The Issue #23 pr includes a folder for userscript-styles. It includes a stylesheet for self-study that I've been using successfully:

Screenshot 2023-01-17 at 5 14 34 PM

It's a separate stylesheet, but once added to stylus (with Extreme Dark loaded) it works well enough for me.

I think I should add defaults for the --ED- props in case Extreme Dark ISN'T loaded. That's probably a good practice moving forward.

Please leave this issue open until I commit a fix for it.

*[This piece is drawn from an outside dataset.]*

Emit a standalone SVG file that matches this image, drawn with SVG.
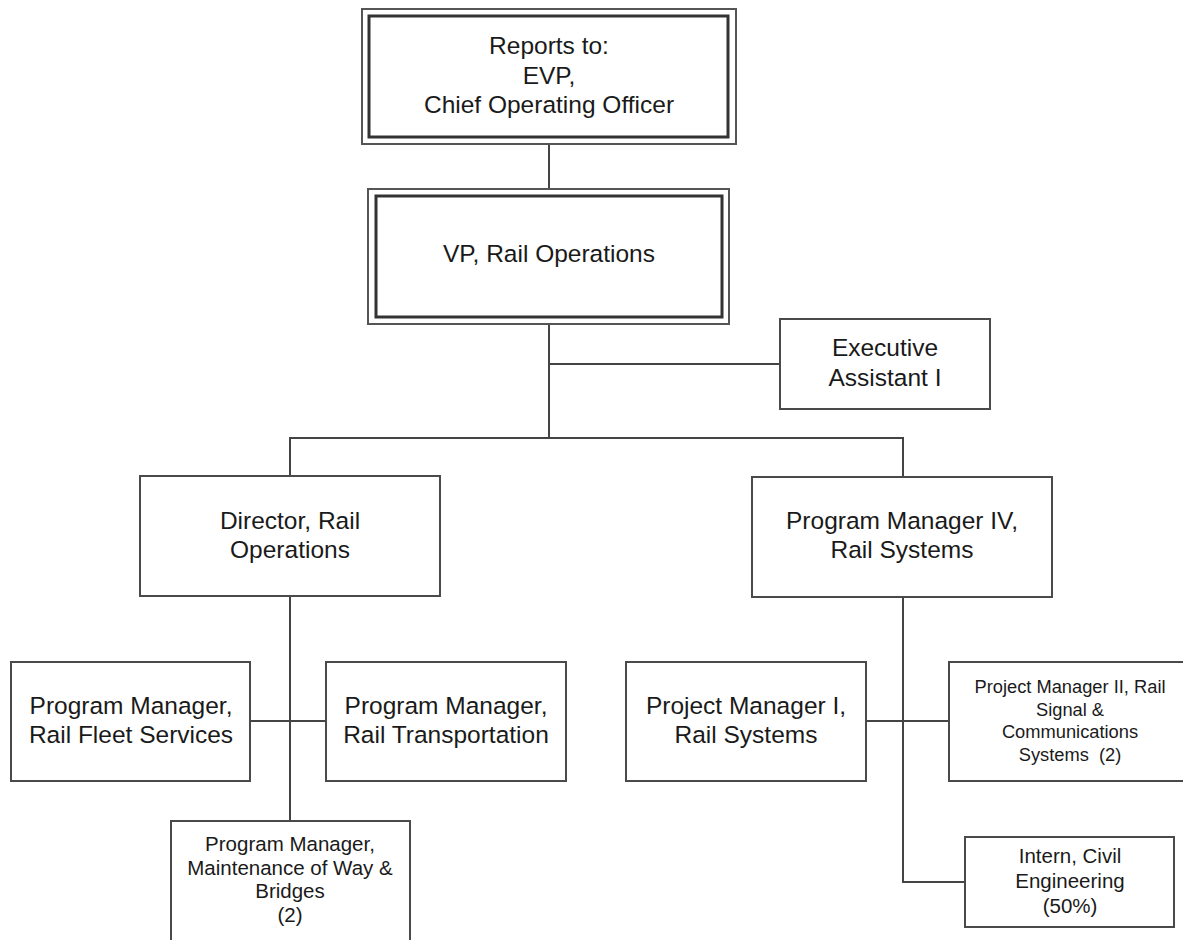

Suggestion for branch management

By the way, since you've given me commit privileges to this repository, I'd like to propose this process:

  1. Assign issues as we see fit.
  2. Never work in main, always create a branch off of main to work on each issue individually. Main should only get merge commits.
  3. Except for super trivial stuff, never merge your own code into main. Get another dev to review the code and perform the merge.
  4. Use issue comments to request a review and merge.
  5. Don't delete issue branches right away (if ever). History is valuable.
  6. Use issues for all communication about the code.

Thoughts?

Sepitus-exe commented 1 year ago

Since the current way is a free for all on the main branch. At least I approached it that way. This would for sure be an improvement to the work flow. Im for it.

I will add an review request flair for the issues so they are easy to identify.

wrex commented 1 year ago

Great minds think alike. I already created a "verify fix" tag for that purpose.

I propose we change the assignee to the person who should verify the fix when it's ready.